What I got from Sally Ann turned out to be a lot more than I had bargained for.  She immediately saw the possibilities in this big piece of land, and helped me imagine, bit by bit, what a glorious place it could be.  She addressed not just the garden beds, which will need to be completely rebuild and reconfigured, but imagined a hedgerow along the back of the yard, a rain garden, meadow plants to replace the sad, rough grass, paths curving throughout the yard, cleaning up the mess around the shed.
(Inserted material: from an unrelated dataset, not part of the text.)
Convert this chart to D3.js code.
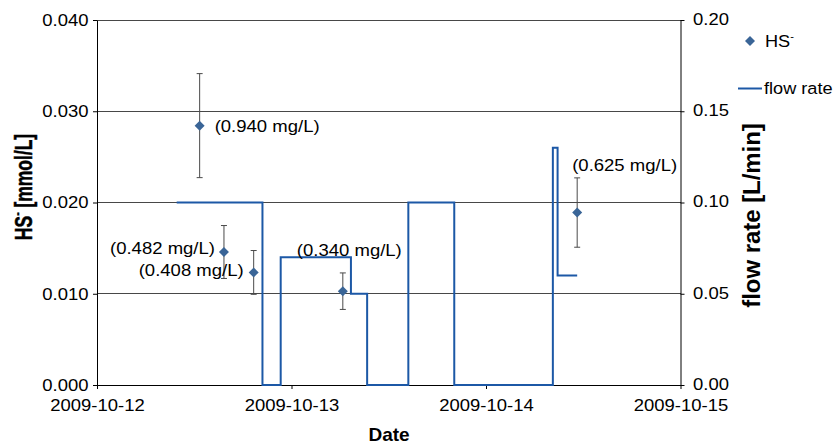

I am absolutely thrilled with this new vision of what our yard can be.  Not only will it be so much more beautiful and fruitful for us, but it will no doubt add greatly to the resale value of the house, should we decide to move at some point.  It has been in the back of my mind for a long time to make this one of our home projects, but neither SH nor I have ever taken the initiative to get it going.  That moment of casually bumping into Sally Ann has turned out to be what might possibly be the start of a new (and probably expensive) chapter in the years-long project of turning this house and its grounds into a home that it truly ours and truly beautiful.


Thursday, October 17, 2024

Yes, it's green

This morning I made avocado bread.  Not the toast spread with avocado which is so popular these days.  This is an actual loaf of bread with mashed avocados as one of the main ingredients.  It's quite good, very rich and moist and lightly sweet.  I got the recipe from a friend of mine, and immediately bought two avocados, then waited until they ripened to soft.  I couldn't quite imagine how this would taste, and it does, indeed, have an avocado flavor, which I happen to like.  Here's the recipe:

2 C flour mixed with

1 1/2 tsp baking powder

2 very ripe avocados, mashed

3/4 C sugar

3 eggs

Oven to 350.  Beat together the avocados, sugar, and eggs until well mixed.  Fold in the dry ingredients.  Bake for 1 hour in a greased or sprayed  loaf pan.

Easy and good!  It might also be good with chopped nuts added in.

Wednesday, October 2, 2024

Another follow up - Bye-bye bridge

I have bowed out of bridge lessons.  Each lesson was 2 1/2 hours long, twice a week.  There was a LOT of information during each lesson, what the instructor called "a firehose of information", very dense and using an argot specific to the game.  Because I had to miss a few sessions, I felt I was falling further and further behind, not understanding the principles, not really learning.  I began to feel tense and uneasy about it, not looking forward to the sessions, and foreseeing that I would have to miss even more of them in the coming weeks.  So I gave my notice to the instructor, who was, predictably, very understanding.

I learned that new rookie lessons will begin in January, so I figure between now and then I can study the information I already have, as well as playing practice games on a couple of the apps and websites I've found.  Then, when I start again, I won't be starting from scratch and might be able to keep up and learn, even if I still have to miss some sessions.  

It was such a relief to let it go.  Why on earth keep doing something I'm feeling anxious about when there is a path to better understanding in the future?

However, when I reflected this experience, I realized that I have never really learned to knuckle down, to study in a deep, committed way.  I breezed through high school with little effort, relying on native intelligence and casually gathered knowledge to get by.  I suppose if I had applied myself I could have had a sterling GPA, but that wasn't really important to me.  And when I was in college, all I wanted to do was theater and dance, so I would get As in those classes and a C in whatever required class I was taking to round out my education.  I left college after 2 years to move to Hollywood to pursue an acting career and never earned a degree.

I enjoy my relaxed, loosey-goosey, impulsive, free spirited approach to life.  There has never been a time I have regretted not having a college degree.  But I do see that, in this one arena of trying to learn something new that is challenging and requires a fair bit of effort, I don't have much strength.  I would read the pages handed out at each bridge class and my eyes would start to close and my attention wander because I just wasn't getting it.

It's way too late in life for me to be hard on myself about this.  Mostly I'm just noticing something about how I move through life and reflecting on how I feel about it.  Actually, I feel all right.  But I do want to learn bridge, so I'm going to keep at the practicing, get myself some foundation so as to be ready for the next round of classes.  And then I'll either catch on or I won't.  And, loose goose that I am, I'm sure I'll manage to be all right about that, too.